Tiny, quirky and hyper-local: specialist museums for 2026

These are the places that rarely make English‑language lists, but locals bring visiting friends to when they want to show off. They are small, very specific, and often tell you more about daily life in Italy than any blockbuster gallery.

Food, fashion and everyday life in Italy’s specialist museums

If you enjoy seeing how people actually lived, ate and dressed, these small museums are gold.

Underrated museums in Italy
Museum of Parmigiano-Reggiano cheese.

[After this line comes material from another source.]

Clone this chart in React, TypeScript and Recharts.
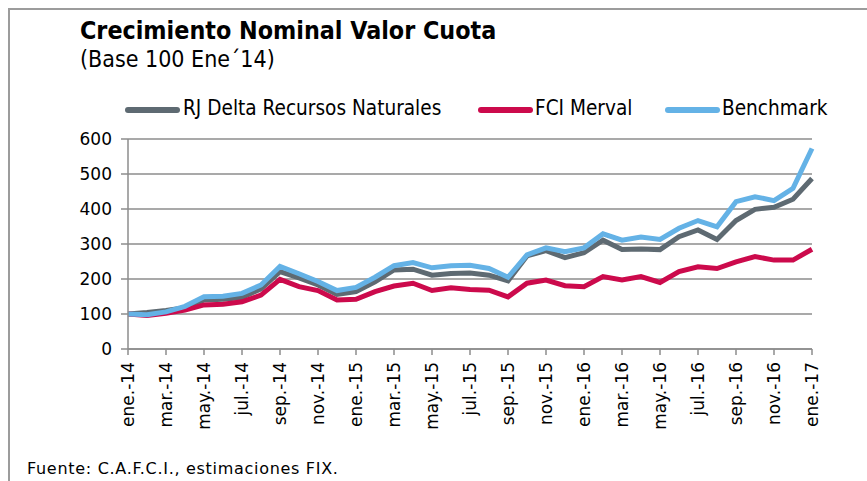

Maxperot, CC BY-SA 3.0 Creative commons
  • Museo del Parmigiano Reggiano, Soragna – a tiny museum inside an old cheese factory that walks you through the whole parmesan‑making process, with vintage tools and wheels ageing quietly in the background.
  • Museo della Moda e delle Arti Applicate, Gorizia – a fashion and textile collection with historic garments, lace and accessories that chart Central European influences.
  • Museo della Civiltà Contadina “Casa Rossa”, Bellaria‑Igea Marina – a small rural‑life museum in a traditional house, filled with farm tools, kitchen gear and photos showing how families lived by the Adriatic not so long ago.

Science, innovation and industrial heritage museums

For a break from Madonnas and marble, these places show Italy’s more technical and experimental side.

Less-touristy museums Italy
Museo Nazionale dell'Automobile. Rahil Rupawala, CC BY 2.0 Creative commons
  • Museo della Bora, Trieste  – a tiny, very local museum dedicated to Trieste’s famous wind, mixing science, stories and quirky “wind” memorabilia.
  • MAUTO – Museo Nazionale dell’Automobile, Turin – weirdly under‑discussed in English, with beautifully staged historic cars and a strong design and engineering focus.
  • Museo della Macchina da Scrivere, Milan – a small private museum devoted entirely to typewriters, with hundreds of models lined up and lovingly explained by people who genuinely care about mechanisms and keys.